Gli storici sono piuttosto d’accordo nel sottolineare il ruolo chiave della cittadinanza nel mondo antico. Essere romani, nell’enorme impero, significava essere cittadini di Roma, con i privilegi conseguenti, e lo era anzitutto in senso letterale: qualunque provinciale che arrivasse a Roma, dopo l’editto di Caracalla, poteva ritenersi a casa propria. Il tempo passa, l’impero si disgrega, ma soprattutto in Italia dove i centri abitati sono più numerosi, ricchi e popolati, la cittadinanza conserva un valore peculiare. Nell’Europa medievale le città si conquistano man mano ampi spazi di libertà, ma il territorio circostante. il “comitatus”, resta più o meno soggetto all’aristocrazia feudale; nell’Italia centro-settentrionale le città sottomettono invece il “comitatus” alla propria autorità. Si consolida così una speciale relazione, con una forza di resistenza formidabile che saprà fieramente tenere testa alle transizioni politiche a venire.
In questo l’Umbria propone solide conferme. Perugia, Gubbio, Spoleto, Foligno, Città di Castello hanno esercitato a lungo su territori straordinariamente vasti una egemonia decisa, che tutt’oggi struttura un tratto identitario condiviso e indiscusso. E Assisi? Se ci si arrestasse all’inizio del secolo scorso, o forsanche alla metà di esso, probabilmente Assisi non meriterebbe una posizione distinta. L’attualità però, e i molti decenni che la precedono, ci restituiscono invece (si è avuto già modo di accennarlo su queste stesse pagine) una città che ha abdicato alla sua missione aggregante.
La gravità dell’affermazione merita qualche sfumatura. Per cominciare, esistono zone rispetto alle quali essa si attenua fino a scemare: è così per tutto il Subasio e anche per la porzione di territorio che dalla montagna scende verso la valle umbra (si pensa qui a Viole e, meno decisamente, anche a Rivotorto e Capodacqua). E non può nascondersi che anche in frazioni amministrative dove i ragazzini si orientano meglio nella destinazione dell’ultima gita scolastica che nel capoluogo del loro Comune, ciononostante esiste un sentimento generico e lasco quanto si vuole, ma presente, di assisanità. Un sentimento che però, più che di appartenenza, sarebbe forse giusto (benché avvilente) definire di pertinenza. Una identità passivamente subita, insomma, piuttosto che attivamente vissuta e rivendicata. Paradossalmente Assisi viene percepita come un luogo distante anche fisicamente, nonostante la prossimità, e peggio ancora come un luogo “altrui”, senza neppure ben sapere bene di chi.

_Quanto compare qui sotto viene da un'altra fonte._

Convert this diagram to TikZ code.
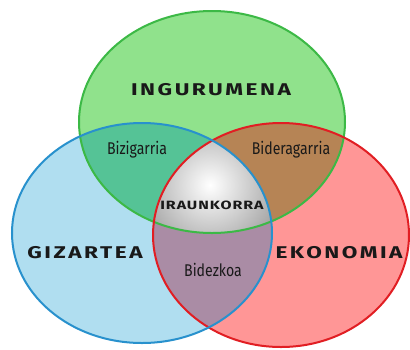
\documentclass[tikz,border=0pt]{standalone}
\usepackage{graphicx}
\usepackage{fontspec}
\setmainfont{Fira Sans}
\definecolor{gfill}{RGB}{144,226,140}
\definecolor{bfill}{RGB}{176,222,240}
\definecolor{rfill}{RGB}{255,150,150}
\definecolor{gbfill}{RGB}{85,195,150}
\definecolor{grfill}{RGB}{182,132,85}
\definecolor{brfill}{RGB}{170,140,165}
\definecolor{cgray}{RGB}{160,160,160}
\definecolor{gline}{RGB}{60,185,70}
\definecolor{bline}{RGB}{40,145,205}
\definecolor{rline}{RGB}{225,30,35}
\definecolor{txt}{RGB}{25,25,25}
\newcommand\wide[1]{\scalebox{1.33}[1]{#1}}
\newcommand\cond[1]{\scalebox{0.83}[1]{#1}}
\tikzset{
  bigcap/.style={text=txt, inner sep=0pt, font=\fontsize{17}{17}\selectfont\bfseries\addfontfeatures{LetterSpace=11}},
  midcap/.style={text=txt, inner sep=0pt, font=\fontsize{12}{12}\selectfont\bfseries\addfontfeatures{LetterSpace=6}},
  smalllab/.style={text=txt, inner sep=0pt, font=\fontsize{17}{17}\selectfont},
  rim/.style={line width=2pt}
}
\def\G{(212,122) ellipse [x radius=133pt, y radius=111pt]}
\def\B{(142,233) ellipse [x radius=130pt, y radius=110pt]}
\def\R{(281,235) ellipse [x radius=128pt, y radius=112pt]}
\begin{document}
\begin{tikzpicture}[x=1pt,y=-1pt]
\useasboundingbox (0,0) rectangle (410,349);
\fill[white] (0,0) rectangle (410,349);
\fill[gfill] \G;
\fill[bfill] \B;
\fill[rfill] \R;
\begin{scope}\clip \G; \fill[gbfill] \B; \end{scope}
\begin{scope}\clip \G; \fill[grfill] \R; \end{scope}
\begin{scope}\clip \B; \fill[brfill] \R; \end{scope}
\begin{scope}
  \clip \G; \clip \B; \clip \R;
  \fill[cgray] (100,100) rectangle (320,260);
  \shade[inner color=white, outer color=cgray] (210,185) circle (75pt);
\end{scope}
\draw[rim, gline] \G;
\draw[rim, rline] \R;
\draw[rim, bline] \B;
\node[bigcap] (ing) at (211,90) {\wide{INGURUMENA}};
\node[bigcap] (giz) at (85,253) {\wide{GIZARTEA}};
\node[bigcap] (eko) at (339,253) {\wide{EKONOMIA}};
\node[midcap] (iraun) at (212,205) {\wide{IRAUNKORRA}};
\node[smalllab] (biz) at (137,150) {\cond{Bizigarria}};
\node[smalllab] (bid) at (291,150) {\cond{Bideragarria}};
\node[smalllab] (bidez) at (213,270) {\cond{Bidezkoa}};
\end{tikzpicture}
\end{document}
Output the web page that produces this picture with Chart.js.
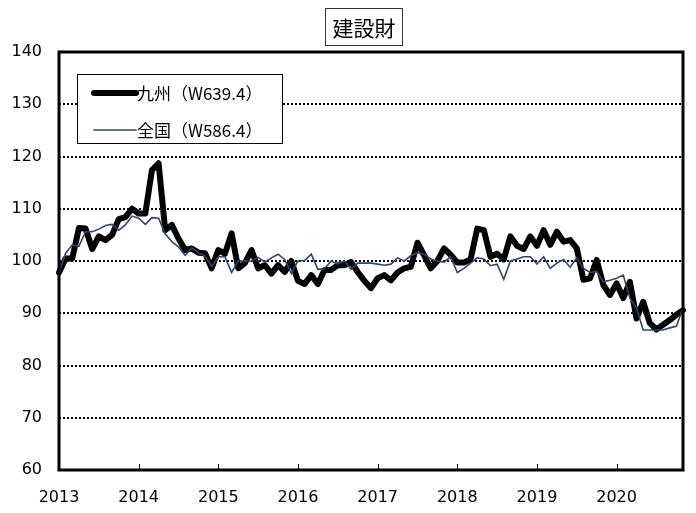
<!DOCTYPE html>
<html>
<head>
<meta charset="utf-8">
<script src="https://cdn.jsdelivr.net/npm/chart.js@4.4.0/dist/chart.umd.min.js"></script>
<style>
  body { margin: 0; background: #fff; }
  #wrap { width: 696px; height: 513px; }
</style>
</head>
<body>
<div id="wrap"><canvas id="chart" width="696" height="513"></canvas></div>
<script>
const chartTitle = "建設財";
const years = ["2013", "2014", "2015", "2016", "2017", "2018", "2019", "2020"];
const kyushuLabel = "九州（W639.4）";
const zenkokuLabel = "全国（W586.4）";

// monthly index, Jan 2013 - Nov 2020
const kyushu = [
  97.8, 100.5, 100.5, 106.3, 106.2, 102.3, 104.7, 104.0, 105.0, 108.0, 108.4, 110.0,
  109.1, 109.1, 117.4, 118.7, 105.9, 106.9, 104.3, 102.1, 102.4, 101.6, 101.5, 98.6,
  102.1, 101.4, 105.3, 98.6, 99.6, 102.1, 98.6, 99.2, 97.6, 99.2, 97.9, 100.0,
  96.2, 95.6, 97.3, 95.6, 98.3, 98.3, 99.2, 99.2, 99.8, 97.9, 96.2, 94.8,
  96.7, 97.3, 96.3, 97.8, 98.6, 98.9, 103.5, 101.1, 98.6, 100.0, 102.4, 101.2,
  99.7, 99.7, 100.3, 106.2, 105.9, 100.8, 101.4, 100.3, 104.7, 102.9, 102.3, 104.7,
  102.9, 105.9, 103.1, 105.6, 103.7, 104.0, 102.4, 96.4, 96.7, 100.2, 95.4, 93.5,
  95.7, 92.9, 96.0, 89.0, 92.2, 88.1, 86.9, 87.8, 88.7, 89.7, 90.6
];
const zenkoku = [
  97.7, 101.5, 103.1, 102.8, 105.6, 105.6, 106.1, 106.8, 107.0, 105.9, 106.9, 108.6,
  108.2, 107.0, 108.3, 108.2, 105.2, 103.7, 102.7, 101.1, 102.5, 101.5, 101.0, 99.0,
  100.8, 100.8, 97.8, 100.0, 100.0, 100.0, 100.7, 99.8, 100.6, 101.3, 100.3, 97.6,
  100.0, 100.1, 101.3, 98.4, 98.5, 100.0, 99.4, 100.0, 98.4, 99.6, 99.6, 99.6,
  99.4, 99.2, 99.4, 100.6, 100.0, 101.0, 101.6, 101.3, 100.4, 100.0, 99.8, 100.8,
  97.8, 98.6, 99.6, 100.6, 100.4, 99.1, 99.4, 96.5, 100.0, 100.4, 100.8, 100.8,
  99.4, 100.8, 98.6, 99.6, 100.3, 98.8, 100.6, 98.6, 97.8, 98.0, 96.0, 96.3,
  96.7, 97.3, 92.9, 91.0, 86.8, 86.8, 86.8, 86.8, 87.2, 87.5, 91.0
];

const months = [];
for (let i = 0; i < kyushu.length; i++) {
  months.push(years[0] * 1 + Math.floor(i / 12) + "/" + (i % 12 + 1));
}

const numFont = { family: "DejaVu Sans", size: 16 };
const jpFont = "'Noto Sans CJK JP', sans-serif";

// frame, ticks, title box and legend box
const decorations = {
  id: "decorations",
  afterDatasetsDraw(chart) {
    const ctx = chart.ctx;
    const a = chart.chartArea;
    const xs = chart.scales.x;
    ctx.save();

    // legend
    const lx = 77, ly = 74, lw = 205, lh = 69;
    ctx.fillStyle = "#fff";
    ctx.fillRect(lx, ly, lw, lh);
    ctx.strokeStyle = "#000";
    ctx.lineWidth = 1;
    ctx.strokeRect(lx + 0.5, ly + 0.5, lw, lh);
    chart.data.datasets.slice().reverse().forEach((ds, k) => {
      const y = k === 0 ? 93 : 130;
      ctx.beginPath();
      ctx.lineCap = "round";
      ctx.strokeStyle = ds.borderColor;
      ctx.lineWidth = ds.borderWidth;
      ctx.moveTo(94, y);
      ctx.lineTo(136, y);
      ctx.stroke();
      ctx.fillStyle = "#000";
      ctx.font = "17px " + jpFont;
      ctx.textBaseline = "middle";
      ctx.textAlign = "left";
      ctx.fillText(ds.label, 137, y + 1);
    });

    // x tick marks pointing inward
    ctx.strokeStyle = "#000";
    ctx.lineWidth = 1;
    ctx.lineCap = "butt";
    for (let i = 12; i < months.length; i += 12) {
      const x = Math.round(xs.getPixelForValue(i)) + 0.5;
      ctx.beginPath();
      ctx.moveTo(x, a.bottom);
      ctx.lineTo(x, a.bottom - 6);
      ctx.stroke();
    }

    // frame
    ctx.lineWidth = 3;
    ctx.strokeRect(a.left, a.top, a.right - a.left, a.bottom - a.top);

    // title box
    ctx.fillStyle = "#fff";
    ctx.fillRect(325, 8, 77, 37);
    ctx.lineWidth = 1;
    ctx.strokeStyle = "#333";
    ctx.strokeRect(325.5, 8.5, 77, 37);
    ctx.fillStyle = "#000";
    ctx.font = "21px " + jpFont;
    ctx.textAlign = "center";
    ctx.textBaseline = "middle";
    ctx.fillText(chartTitle, 364, 28);
    ctx.restore();
  }
};

new Chart(document.getElementById("chart"), {
  type: "line",
  data: {
    labels: months,
    datasets: [
      {
        label: zenkokuLabel,
        data: zenkoku,
        borderColor: "#2b4676",
        borderWidth: 1.6,
        pointRadius: 0,
        tension: 0,
        order: 1,
      },
      {
        label: kyushuLabel,
        data: kyushu,
        borderColor: "#000000",
        borderWidth: 6,
        borderJoinStyle: "round",
        borderCapStyle: "round",
        pointRadius: 0,
        tension: 0,
        order: 2,
      },
    ],
  },
  options: {
    responsive: false,
    animation: false,
    devicePixelRatio: 1,
    layout: { padding: { top: 52, right: 13, left: 0, bottom: 0 } },
    plugins: {
      legend: { display: false },
      tooltip: { enabled: false },
      title: { display: false },
    },
    scales: {
      x: {
        type: "category",
        offset: false,
        grid: { display: false },
        border: { display: false },
        ticks: {
          autoSkip: false,
          maxRotation: 0,
          padding: 10,
          color: "#000",
          font: numFont,
          callback: (v, i) => (i % 12 === 0 ? years[i / 12] : ""),
        },
        afterFit: (s) => { s.height = 43; },
      },
      y: {
        min: 60,
        max: 140,
        ticks: { stepSize: 10, padding: 17, color: "#000", font: numFont },
        grid: { color: "#000", lineWidth: 2, drawTicks: false },
        border: { display: false, dash: [2, 2] },
        afterFit: (s) => { s.width = 59; },
      },
    },
  },
  plugins: [decorations],
});
</script>
</body>
</html>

Avventurarsi nelle ragioni (certo numerose e concorrenti) di questa straordinaria situazione, che non ha eguali nella regione e di cui si fatica a trovare equivalenti altrove, è impresa che travalica largamente questa sede, ma degli spunti di riflessione agganciati alla storia recente restano legittimi. Una volta sgombrato il campo da troppo facili risposte grazie agli esempi positivi delle città circonvicine, affiorano interrogativi più stimolanti: che anche qui il 1926, data di svolta – si veda il recente, fondamentale libro di Ezio Genovesi – della storia recente di Assisi, giochi un suo ruolo? Che il piano Astengo, provvidenziale per l’estetica della città, l’abbia insieme condannata all’isolamento? E la pressione turistica, il decentramento scolastico, il terremoto del 1997? E gli assisani dentro le mura, quelli che un viaggiatore del ‘500 definiva “popolo dispiacevole, poco cortese a forastieri né meno a sé stessi”?
Sembra difficile contestare che, da questa situazione, la comunità assisana non può attendersi nulla di buono, tanto più nella critica contingenza attuale dove la coesione del territorio diviene un valore competitivo decisivo. La vera domanda è allora: è stato oltrepassato il punto di non ritorno, o Assisi può ancora rifondare un sentimento di cittadinanza condiviso e accogliente?